Wednesday, April 23, 2008
I made these banana cupcakes from a recipe posted at a cupcake blog. I had bananas to use up, and was inspired by an idea to make the banana cupcakes with crystallized ginger as a flavoring. The cupcakes were great, but I wasn't quite as fond of the cream-cheese frosting recipe that accompanied them. A combination of cream cheese, butter, and powdered sugar, the frosting was a bit bland. It definitely could have used a splash of vanilla to round out the flavors. Otherwise, a nice recipe.
I hadn't made any yeasted breads in a while. When I was looking through The Old Farmer's Almanac Best Home Baking Book, this orange-raisin bread caught my eye. It's supposed to have an orange glaze on it, but I passed on that step, figuring that the glaze wouldn't hold up well in the toaster. The preparation of the dough is more akin to a quick bread than a yeasted bread, and the texture isn't quite as developed as a traditional yeasted bread. Nevertheless, the tender texture and sweet orange flavor make for a great loaf of bread--especially when toasted.
More stuff from bananas on the dented-and-dinged rack. The top loaf is Banana-Peanut Bread from More From Magnolia. The recipe specifies chopped unsalted peanuts, but I'd made this bread once before with unsalted peanuts and decided that the bread had no peanut flavor. I tried it with salted peanuts and liked it much, much better.
The second loaf is a very rich, dense banana bread from Emily Luchetti's Stars Desserts. The recipe makes two loaves of banana bread, and that is a good thing. This loaf filled with toasted pecans is an excellent version of this standard.
After once again being suckered by a bag of dented-and-dinged bananas on the discount rack, I was scrounging up banana recipes. I found this banana-chocolate cake recipe in The Greyston Bakery Cookbook. The cake has a great fudgy, dense texture and is really moist. The chocolate kind of overwhelms the banana, though.
In early April, we went along with the Girl Scout troop for Scouts' Day at Old Sturbridge Village in Massachusetts. To make the drive home a bit more pleasant, I brought along a few batches of cupcakes. I made a batch of the Pretty in Pink strawberry cupcakes from Julie Hasson's 125 Best Cupcake Recipes. Also from that book, I made a batch of chocolate cupcakes with vanilla buttercream. Finally, there was a batch of Banana-Butterscotch Cupcakes from Elinor Klivans's Cupcakes!. Good choices all.
Wednesday, April 2, 2008
At most marathons, the post-race refreshments are drawn from a pretty standard assortment of fare: fruit (especially bananas); bagels; water; and Gatorade. In January, when I ran the Houston Marathon, we lucked out with a full breakfast post-race, including hot biscuits. Last weekend, after the Knoxville Marathon, we were treated to pizza and a variety of baked goods, including mini cupcakes (source unknown, but quite tasty) and a variety of cookies donated by VG's Bakery in Farragut, Tenn. When I saw the bakery boxes and cookies within, I was really ecstatic. I guessed (correctly) that the white-glazed cookie was a lemon sugar cookie. The pastel-glazed number seems to have been a glazed sugar cookie: nice, soft, and sweet. The oatmeal-raisin cookie was really good, too. I wish there would have been time to pay a proper visit to the bakery. When we make our visit to Great Smoky Mountain National Park, I'll be sure to get to Farragut for the bakery visit.
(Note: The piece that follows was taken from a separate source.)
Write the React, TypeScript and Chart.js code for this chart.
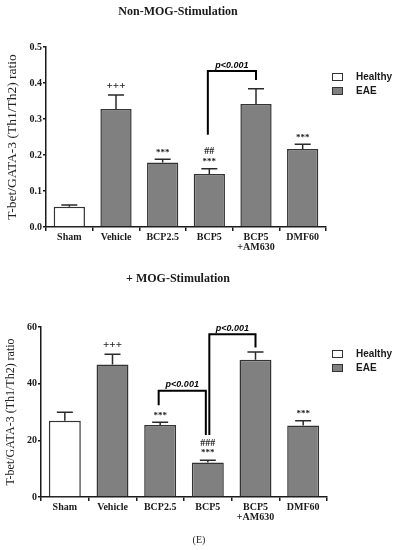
import React, { useEffect, useRef } from 'react';
import { Chart, registerables } from 'chart.js';

Chart.register(...registerables);

// ---------- data ----------
const categories: (string | string[])[] = ['Sham', 'Vehicle', 'BCP2.5', 'BCP5', ['BCP5', '+AM630'], 'DMF60'];
const groupOf = ['Healthy', 'EAE', 'EAE', 'EAE', 'EAE', 'EAE'];
const legendGroups = ['Healthy', 'EAE'];

const nonMogMeans = [0.056, 0.328, 0.179, 0.147, 0.342, 0.217];
const nonMogErrors = [0.005, 0.039, 0.009, 0.015, 0.042, 0.013];
const nonMogMarks = [[], ['+++'], ['***'], ['***', '##'], [], ['***']];
const nonMogTicks = ['0.0', '0.1', '0.2', '0.3', '0.4', '0.5'];
const nonMogBrackets = [
  { from: 3, to: 4, top: 0.433, leftEnd: 0.256, rightEnd: 0.408, label: 'p<0.001' },
];

const mogMeans = [26.9, 46.8, 25.4, 12.2, 48.4, 25.2];
const mogErrors = [3.0, 3.6, 1.0, 0.8, 2.8, 1.7];
const mogMarks = [[], ['+++'], ['***'], ['***', '###'], [], ['***']];
const mogTicks = ['0', '20', '40', '60'];
const mogBrackets = [
  { from: 2, to: 3, top: 37.5, leftEnd: 32.4, rightEnd: 21.9, label: 'p<0.001' },
  { from: 3, to: 4, top: 57.4, leftEnd: 21.9, rightEnd: 52.8, label: 'p<0.001' },
];

const yTitle = 'T-bet/GATA-3 (Th1/Th2) ratio';

// ---------- styles ----------
const SERIF = '"Liberation Serif", "Times New Roman", serif';
const SANS = '"Liberation Sans", Arial, sans-serif';
const INK = '#1a1a1a';
const BAR_GRAY = '#808080';
const W = 399;

type Area = { left: number; right: number; top: number; bottom: number };

type PanelProps = {
  top: number;
  height: number;
  title: string;
  means: number[];
  errors: number[];
  marks: string[][];
  brackets: { from: number; to: number; top: number; leftEnd: number; rightEnd: number; label: string }[];
  yMax: number;
  yStep: number;
  yTicks: string[];
  area: Area;
  titleY: number;
  legendY: number;
  yTitleSize: number;
  yTitlePad: number;
  footer?: { text: string; y: number };
};

function BarPanel(p: PanelProps) {
  const ref = useRef<HTMLCanvasElement | null>(null);

  useEffect(() => {
    if (!ref.current) return;
    const colorFor = (g: string) => (g === 'Healthy' ? '#ffffff' : BAR_GRAY);

    const annot = {
      id: 'annot' + p.title.length,
      afterDraw(chart: any) {
        const ctx = chart.ctx as CanvasRenderingContext2D;
        const xs = chart.scales.x;
        const ys = chart.scales.y;
        ctx.save();
        // error bars + significance marks
        p.means.forEach((m, i) => {
          const cx = xs.getPixelForValue(i);
          const y0 = ys.getPixelForValue(m);
          const y1 = ys.getPixelForValue(m + p.errors[i]);
          ctx.strokeStyle = '#2a2a2a';
          ctx.lineWidth = 1.5;
          ctx.beginPath();
          ctx.moveTo(cx, y0);
          ctx.lineTo(cx, y1);
          ctx.moveTo(cx - 8, y1);
          ctx.lineTo(cx + 8, y1);
          ctx.stroke();
          ctx.fillStyle = INK;
          ctx.textAlign = 'center';
          ctx.textBaseline = 'middle';
          p.marks[i].forEach((t, k) => {
            const size = t.startsWith('+') ? 11 : t.startsWith('#') ? 10 : 9;
            ctx.font = `bold ${size}px ${SERIF}`;
            const dy = t.startsWith('+') ? 9 : 7;
            ctx.fillText(t, cx, y1 - dy - k * 10);
          });
        });
        // brackets
        p.brackets.forEach((b) => {
          const sharedL = p.brackets.some((o) => o !== b && o.to === b.from);
          const sharedR = p.brackets.some((o) => o !== b && o.from === b.to);
          const xl = xs.getPixelForValue(b.from) + (sharedL ? 1.5 : -1.5);
          const xr = xs.getPixelForValue(b.to) + (sharedR ? -2 : 0);
          const yt = ys.getPixelForValue(b.top);
          ctx.strokeStyle = '#000';
          ctx.lineWidth = 2;
          ctx.beginPath();
          ctx.moveTo(xl, ys.getPixelForValue(b.leftEnd));
          ctx.lineTo(xl, yt);
          ctx.lineTo(xr, yt);
          ctx.lineTo(xr, ys.getPixelForValue(b.rightEnd));
          ctx.stroke();
          ctx.fillStyle = '#000';
          ctx.font = `italic bold 9px ${SANS}`;
          ctx.textAlign = 'center';
          ctx.textBaseline = 'middle';
          ctx.fillText(b.label, (xl + xr) / 2, yt - 6);
        });
        // title
        ctx.fillStyle = INK;
        ctx.font = `bold 12px ${SERIF}`;
        ctx.textAlign = 'center';
        ctx.textBaseline = 'middle';
        ctx.fillText(p.title, 178, p.titleY);
        // legend
        legendGroups.forEach((g, k) => {
          const y = p.legendY + k * 14;
          ctx.fillStyle = colorFor(g);
          ctx.strokeStyle = '#333';
          ctx.lineWidth = 1;
          ctx.fillRect(332.5, y - 3.5, 10, 7);
          ctx.strokeRect(332.5, y - 3.5, 10, 7);
          ctx.fillStyle = INK;
          ctx.font = `bold 10px ${SANS}`;
          ctx.textAlign = 'left';
          ctx.textBaseline = 'middle';
          ctx.fillText(g, 356, y);
        });
        if (p.footer) {
          ctx.fillStyle = INK;
          ctx.font = `10px ${SERIF}`;
          ctx.textAlign = 'center';
          ctx.fillText(p.footer.text, 199, p.footer.y);
        }
        ctx.restore();
      },
    };

    const chart = new Chart(ref.current, {
      type: 'bar',
      data: {
        labels: categories as any,
        datasets: legendGroups.map((g) => ({
          label: g,
          data: p.means.map((v, i) => (groupOf[i] === g ? v : null)),
          backgroundColor: colorFor(g),
          borderColor: '#333333',
          borderWidth: 1.5,
          categoryPercentage: 1,
          barPercentage: 0.67,
        })),
      },
      options: {
        animation: false,
        responsive: false,
        devicePixelRatio: 1,
        layout: { padding: { top: p.area.top, right: W - p.area.right, left: 0, bottom: 0 } },
        plugins: {
          legend: { display: false },
          tooltip: { enabled: false },
          title: { display: false },
        },
        scales: {
          x: {
            stacked: true,
            offset: true,
            grid: { display: true, drawOnChartArea: false, drawTicks: true, tickLength: 4, color: INK, lineWidth: 1.5 },
            border: { display: true, color: INK, width: 1.5 },
            ticks: {
              color: INK,
              font: { family: SERIF, size: 10, weight: 'bold', lineHeight: 1.05 },
              padding: 1,
              maxRotation: 0,
              autoSkip: false,
            },
            afterFit: (s: any) => {
              s.height = p.height - p.area.bottom;
            },
          },
          y: {
            min: 0,
            max: p.yMax,
            grid: { display: true, drawOnChartArea: false, drawTicks: true, tickLength: 3, color: INK, lineWidth: 1.5 },
            border: { display: true, color: INK, width: 1.5 },
            ticks: {
              stepSize: p.yStep,
              color: INK,
              font: { family: SERIF, size: 10, weight: 'bold' },
              padding: 1,
              callback: (_v: any, i: number) => p.yTicks[i],
            },
            title: {
              display: true,
              text: yTitle,
              color: '#222',
              font: { family: SERIF, size: p.yTitleSize },
              padding: { top: p.yTitlePad, bottom: 0 },
            },
            afterFit: (s: any) => {
              s.width = p.area.left;
            },
          },
        },
      } as any,
      plugins: [annot],
    });
    return () => chart.destroy();
  }, []);

  return (
    <canvas
      ref={ref}
      width={W}
      height={p.height}
      style={{ position: 'absolute', left: 0, top: p.top, width: W, height: p.height, display: 'block' }}
    />
  );
}

export default function App() {
  return (
    <div style={{ position: 'absolute', left: 0, top: 0, width: W, height: 550, background: '#fff' }}>
      <BarPanel
        top={0}
        height={265}
        title="Non-MOG-Stimulation"
        means={nonMogMeans}
        errors={nonMogErrors}
        marks={nonMogMarks}
        brackets={nonMogBrackets}
        yMax={0.5}
        yStep={0.1}
        yTicks={nonMogTicks}
        area={{ left: 46, right: 326, top: 47, bottom: 227 }}
        titleY={12}
        legendY={77}
        yTitleSize={13.5}
        yTitlePad={4.4}
      />
      <BarPanel
        top={265}
        height={285}
        title="+ MOG-Stimulation"
        means={mogMeans}
        errors={mogErrors}
        marks={mogMarks}
        brackets={mogBrackets}
        yMax={60}
        yStep={20}
        yTicks={mogTicks}
        area={{ left: 41, right: 327, top: 62, bottom: 232 }}
        titleY={14}
        legendY={89}
        yTitleSize={12}
        yTitlePad={3.3}
        footer={{ text: '(E)', y: 275 }}
      />
    </div>
  );
}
Although I failed to take photos, I brought along a batch of Coffee Toffee Chunk Cookies to share with my pals who ran Knoxville. I might have shared a few with myself after the race, too.
P.S. One other unphotographed baked item was made for a PLTI alumni board meeting last week. I made a batch of the Chocolate-Mayonnaise Cupcakes from Jill O'Connor's Sticky, Chewy, Messy, Gooey. I frosted them with a vanilla buttercream that I jazzed up with a little orange extract.
If pressed to name my favorite baking book, I'd have to go with Lisa Yockelson's Baking by Flavor. My admiration for this book didn't happen immediately; instead, it developed over time. My previous inability to keep track of stuff I've baked -- especially from that book -- is one of the factors that led me to start this blog. I'd guess that I've made anywhere between one-third and one-half of the recipes in Baking by Flavor. Not all the recipes were successes, but certainly enough of them were to keep me going back and using the book again and again and again.
Because Baking by Flavor has a great lemon chapter, I turned to it for this Lemon Tea Cake recipe. The cake is lemony with zest in the cake itself. Then, when the cake is warm, it's brushed with a warm lemon-sugar syrup. This cake is supermoist and extremely good.